(begin)
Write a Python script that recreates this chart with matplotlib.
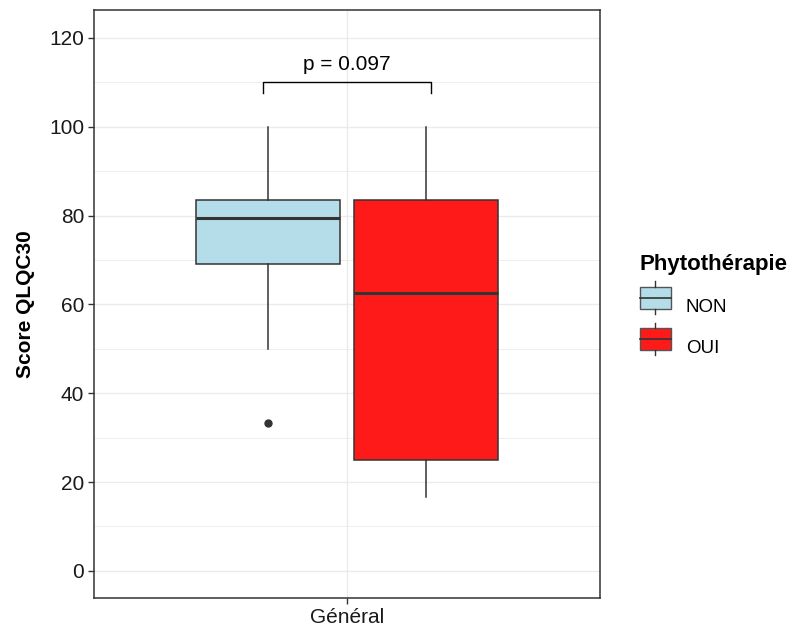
import matplotlib.pyplot as plt
from matplotlib.legend_handler import HandlerBase
from matplotlib.patches import Rectangle
from matplotlib.lines import Line2D
from matplotlib.colors import to_rgb

plt.rcParams["font.family"] = ["Liberation Sans", "DejaVu Sans"]

# box statistics
groups = ["NON", "OUI"]
colors = {"NON": "#ADD8E6", "OUI": "#FF0000"}
whislo = [50.0, 16.7]
q1 = [69.0, 25.0]
med = [79.5, 62.5]
q3 = [83.5, 83.5]
whishi = [100.0, 100.0]
fliers = [[33.3], []]
category = "Général"
p_text = "p = 0.097"
bracket_y = 110
edge = "#333333"

stats = []
for i, g in enumerate(groups):
    stats.append({
        "label": g, "whislo": whislo[i], "q1": q1[i], "med": med[i],
        "q3": q3[i], "whishi": whishi[i], "fliers": fliers[i],
    })

fig = plt.figure(figsize=(8.05, 6.34), dpi=100)
ax = fig.add_axes([94 / 805, 36 / 634, 506 / 805, 588 / 634])

offsets = [-0.1875, 0.1875]
bp = ax.bxp(
    stats, positions=[1 + o for o in offsets], widths=0.34,
    patch_artist=True, showcaps=False,
    boxprops=dict(edgecolor=edge, linewidth=1.1),
    medianprops=dict(color=edge, linewidth=2.2),
    whiskerprops=dict(color=edge, linewidth=1.1),
    flierprops=dict(marker="o", markerfacecolor=edge, markeredgecolor=edge, markersize=5),
    zorder=3,
)
# fill with alpha 0.9 over white
for patch, g in zip(bp["boxes"], groups):
    r, gg, b = to_rgb(colors[g])
    patch.set_facecolor((r * 0.9 + 0.1, gg * 0.9 + 0.1, b * 0.9 + 0.1))

# significance bracket
x0, x1 = 1 - 0.2, 1 + 0.2
ax.plot([x0, x0, x1, x1], [bracket_y - 2.5, bracket_y, bracket_y, bracket_y - 2.5],
        color="black", linewidth=1.0, zorder=4)
ax.text(1, bracket_y + 2.0, p_text, ha="center", va="bottom", fontsize=15, color="black")

ax.set_xlim(0.4, 1.6)
ax.set_ylim(-6.1, 126.3)
ax.set_xticks([1])
ax.set_xticklabels([category])
ax.set_yticks(range(0, 121, 20))
ax.set_yticks(range(10, 120, 20), minor=True)
ax.tick_params(axis="both", which="major", labelsize=15, colors=edge,
               labelcolor="#1a1a1a", length=4, width=1, pad=3)
ax.tick_params(axis="y", which="minor", length=0)
ax.grid(which="major", color="#EBEBEB", linewidth=1.0, zorder=0)
ax.grid(which="minor", axis="y", color="#EBEBEB", linewidth=0.6, zorder=0)
ax.set_axisbelow(True)
for s in ax.spines.values():
    s.set_color(edge)
    s.set_linewidth(1.1)
ax.set_ylabel("Score QLQC30", fontsize=15, fontweight="bold", labelpad=10)


class BoxKey(HandlerBase):
    def create_artists(self, legend, orig_handle, xdescent, ydescent,
                       width, height, fontsize, trans):
        fc = orig_handle.get_facecolor()
        cx = xdescent + width / 2
        rect = Rectangle((xdescent, ydescent - height * 0.05), width, height * 1.1,
                         facecolor=fc, edgecolor="#555555", linewidth=1.0, transform=trans)
        mid = Line2D([xdescent, xdescent + width], [ydescent + height / 2] * 2,
                     color=edge, linewidth=1.2, transform=trans)
        top = Line2D([cx, cx], [ydescent + height * 1.05, ydescent + height * 1.3],
                     color=edge, linewidth=1.0, transform=trans)
        bot = Line2D([cx, cx], [ydescent - height * 0.05, ydescent - height * 0.3],
                     color=edge, linewidth=1.0, transform=trans)
        return [rect, mid, top, bot]


handles = [Rectangle((0, 0), 1, 1, facecolor=p.get_facecolor()) for p in bp["boxes"]]
leg = fig.legend(handles, groups, loc="upper left", bbox_to_anchor=(623 / 805, 1 - 237 / 634),
                 frameon=False, title="Phytothérapie", fontsize=13.5,
                 title_fontproperties={"weight": "bold", "size": 16},
                 handler_map={Rectangle: BoxKey()}, handlelength=1.65, handleheight=1.3,
                 labelspacing=1.1, handletextpad=0.8)
leg._legend_box.align = "left"

plt.savefig("out.png", dpi=100)
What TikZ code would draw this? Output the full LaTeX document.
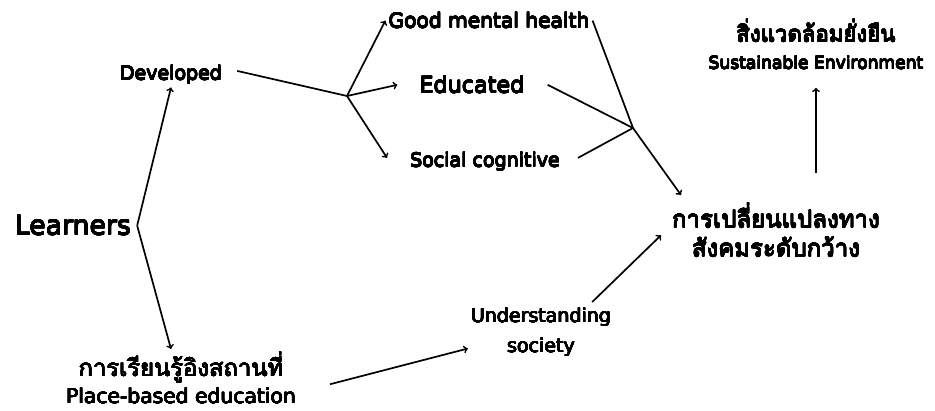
\documentclass[tikz,border=0pt]{standalone}
\usepackage{fontspec}
\usepackage{contour}
\setmainfont{DejaVu Sans}
\newfontfamily\thaifont{Loma}[Script=Thai]
\usetikzlibrary{positioning}
\contourlength{0.3pt}
\contournumber{16}
\newcommand{\heavy}[1]{\contour{black}{#1}}

\tikzset{
  txt/.style={font=\fontsize{19}{30}\selectfont},
  twoline/.style={align=center, font=\fontsize{19}{30}\selectfont},
  link/.style={line width=1.7pt},
  arr/.style={link,->}
}

\begin{document}
\begin{tikzpicture}[x=1pt,y=-1pt,inner sep=3pt,>=to]
\useasboundingbox (0,0) rectangle (935,411);
\node [txt,font=\fontsize{26.7}{30}\selectfont,inner xsep=6pt,anchor=base] (L) at (73,235) {\heavy{Learners}};
\node [txt,anchor=base] (D) at (171,80) {\heavy{Developed}};
\node [txt,font=\fontsize{20.2}{24}\selectfont,anchor=base] (G) at (489,28) {\heavy{Good mental health}};
\node [txt,font=\fontsize{22.3}{26}\selectfont,anchor=base] (E) at (472,93) {\heavy{Educated}};
\node [txt,anchor=base] (S) at (485,167) {\heavy{Social cognitive}};
\node [twoline,anchor=north] (U) at (541,305) {\heavy{Understanding}\\\heavy{society}};
\node [twoline,font=\thaifont\fontsize{24}{29}\selectfont,anchor=north] (C) at (776,200) {\heavy{การเปลี่ยนแปลงทาง}\\\heavy{สังคมระดับกว้าง}};
\node [twoline,font=\fontsize{20.3}{27}\selectfont,anchor=north] (P) at (181,349) {{\thaifont\fontsize{23.8}{27}\selectfont\heavy{การเรียนรู้อิงสถานที่}}\\\heavy{Place-based education}};
\node [twoline,font=\fontsize{17.1}{27}\selectfont,anchor=north] (V) at (816,16) {{\thaifont\fontsize{22.2}{27}\selectfont\heavy{สิ่งแวดล้อมยั่งยืน}}\\\heavy{Sustainable Environment}};
\coordinate (jA) at (347,96);
\coordinate (jB) at (633,128);
% learners splits in two
\draw [arr] (L.east) -- (D.south);
\draw [arr] (L.east) -- (P.north -| D.south);
% developed branches out
\draw [link] ([xshift=12pt,yshift=4pt]D.east) -- (jA);
\draw [arr] (jA) -- (G.west);
\draw [arr] (jA) -- ([xshift=-19pt]E.west);
\draw [arr] (jA) -- ([xshift=-20pt,yshift=4pt]S.west);
% the three meet again
\draw [link] (G.east) -- (jB);
\draw [link] ([xshift=20pt]E.east) -- (jB);
\draw [link] ([xshift=15pt,yshift=4pt]S.east) -- (jB);
\draw [arr] (jB) -- ([xshift=12pt,yshift=5pt]C.north west);
% lower path
\draw [arr] ([xshift=31pt,yshift=-6pt]P.east) -- ([yshift=-16pt]U.west);
\draw [arr] ([xshift=-22pt,yshift=3pt]U.north east) -- ([xshift=-8pt,yshift=-5pt]C.west);
\draw [arr,shorten <=27pt,shorten >=15pt] (C.north -| V.south) -- (V.south);
\end{tikzpicture}
\end{document}
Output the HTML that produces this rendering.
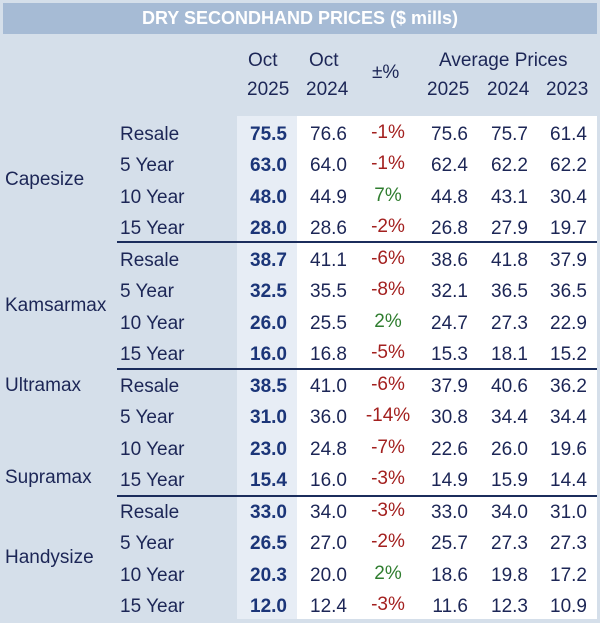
<!DOCTYPE html>
<html><head><meta charset="utf-8"><style>
body{margin:0;width:600px;height:623px;position:relative;background:#d5dfea;font-family:"Liberation Sans",sans-serif;color:#1c2656;overflow:hidden}
.title{position:absolute;left:3px;top:3px;width:594px;height:31px;background:#a6bbd5;color:#fff;font-weight:bold;font-size:18px;line-height:31px;text-align:center}
.white{position:absolute;left:237px;top:116px;width:360px;height:503px;background:#fff}
.hl{position:absolute;left:237px;top:116px;width:60px;height:503px;background:#e7edf5}
.h{position:absolute;font-size:19px;line-height:22px}
.r{position:absolute;left:0;width:600px;height:31px;font-size:19px;line-height:31px}
.r span{position:absolute;top:0}
.l{left:120px}
.a{right:313px;font-weight:bold;color:#1b3578}
.b{right:253px}
.p{left:358px;width:60px;text-align:center;top:-2px!important}
.d{right:132px}.e{right:72px}.f{right:13px}
.red{color:#a3201f}.grn{color:#2f7d2f}
.cat{position:absolute;left:5px;font-size:19px;line-height:22px}
.sep{position:absolute;left:117px;width:480px;height:2px;background:#1b2d5c}
</style></head><body>
<div class="title">DRY SECONDHAND PRICES ($ mills)</div>
<div class="white"></div><div class="hl"></div>
<div class="h" style="left:248px;top:50px">Oct</div>
<div class="h" style="left:247px;top:79px">2025</div>
<div class="h" style="left:309px;top:50px">Oct</div>
<div class="h" style="left:306px;top:79px">2024</div>
<div class="h" style="left:372px;top:62px">±%</div>
<div class="h" style="left:439px;top:50px">Average Prices</div>
<div class="h" style="left:427px;top:79px">2025</div>
<div class="h" style="left:487px;top:79px">2024</div>
<div class="h" style="left:546px;top:79px">2023</div>

<div class="cat" style="top:169px">Capesize</div>
<div class="cat" style="top:295px">Kamsarmax</div>
<div class="cat" style="top:375px">Ultramax</div>
<div class="cat" style="top:467px">Supramax</div>
<div class="cat" style="top:547px">Handysize</div>

<div class="sep" style="top:241px"></div>
<div class="sep" style="top:368px"></div>
<div class="sep" style="top:495px"></div>

<div class="r" style="top:119px"><span class="l">Resale</span><span class="a">75.5</span><span class="b">76.6</span><span class="p red">-1%</span><span class="d">75.6</span><span class="e">75.7</span><span class="f">61.4</span></div>
<div class="r" style="top:150px"><span class="l">5 Year</span><span class="a">63.0</span><span class="b">64.0</span><span class="p red">-1%</span><span class="d">62.4</span><span class="e">62.2</span><span class="f">62.2</span></div>
<div class="r" style="top:182px"><span class="l">10 Year</span><span class="a">48.0</span><span class="b">44.9</span><span class="p grn">7%</span><span class="d">44.8</span><span class="e">43.1</span><span class="f">30.4</span></div>
<div class="r" style="top:213px"><span class="l">15 Year</span><span class="a">28.0</span><span class="b">28.6</span><span class="p red">-2%</span><span class="d">26.8</span><span class="e">27.9</span><span class="f">19.7</span></div>
<div class="r" style="top:245px"><span class="l">Resale</span><span class="a">38.7</span><span class="b">41.1</span><span class="p red">-6%</span><span class="d">38.6</span><span class="e">41.8</span><span class="f">37.9</span></div>
<div class="r" style="top:276px"><span class="l">5 Year</span><span class="a">32.5</span><span class="b">35.5</span><span class="p red">-8%</span><span class="d">32.1</span><span class="e">36.5</span><span class="f">36.5</span></div>
<div class="r" style="top:308px"><span class="l">10 Year</span><span class="a">26.0</span><span class="b">25.5</span><span class="p grn">2%</span><span class="d">24.7</span><span class="e">27.3</span><span class="f">22.9</span></div>
<div class="r" style="top:339px"><span class="l">15 Year</span><span class="a">16.0</span><span class="b">16.8</span><span class="p red">-5%</span><span class="d">15.3</span><span class="e">18.1</span><span class="f">15.2</span></div>
<div class="r" style="top:371px"><span class="l">Resale</span><span class="a">38.5</span><span class="b">41.0</span><span class="p red">-6%</span><span class="d">37.9</span><span class="e">40.6</span><span class="f">36.2</span></div>
<div class="r" style="top:402px"><span class="l">5 Year</span><span class="a">31.0</span><span class="b">36.0</span><span class="p red">-14%</span><span class="d">30.8</span><span class="e">34.4</span><span class="f">34.4</span></div>
<div class="r" style="top:434px"><span class="l">10 Year</span><span class="a">23.0</span><span class="b">24.8</span><span class="p red">-7%</span><span class="d">22.6</span><span class="e">26.0</span><span class="f">19.6</span></div>
<div class="r" style="top:465px"><span class="l">15 Year</span><span class="a">15.4</span><span class="b">16.0</span><span class="p red">-3%</span><span class="d">14.9</span><span class="e">15.9</span><span class="f">14.4</span></div>
<div class="r" style="top:497px"><span class="l">Resale</span><span class="a">33.0</span><span class="b">34.0</span><span class="p red">-3%</span><span class="d">33.0</span><span class="e">34.0</span><span class="f">31.0</span></div>
<div class="r" style="top:528px"><span class="l">5 Year</span><span class="a">26.5</span><span class="b">27.0</span><span class="p red">-2%</span><span class="d">25.7</span><span class="e">27.3</span><span class="f">27.3</span></div>
<div class="r" style="top:560px"><span class="l">10 Year</span><span class="a">20.3</span><span class="b">20.0</span><span class="p grn">2%</span><span class="d">18.6</span><span class="e">19.8</span><span class="f">17.2</span></div>
<div class="r" style="top:591px"><span class="l">15 Year</span><span class="a">12.0</span><span class="b">12.4</span><span class="p red">-3%</span><span class="d">11.6</span><span class="e">12.3</span><span class="f">10.9</span></div>
</body></html>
(end)
§ WHAT IS EXPECTED
Tell how many lines hold the string "Output", giving the number and nothing else.

§ THE RESULT
2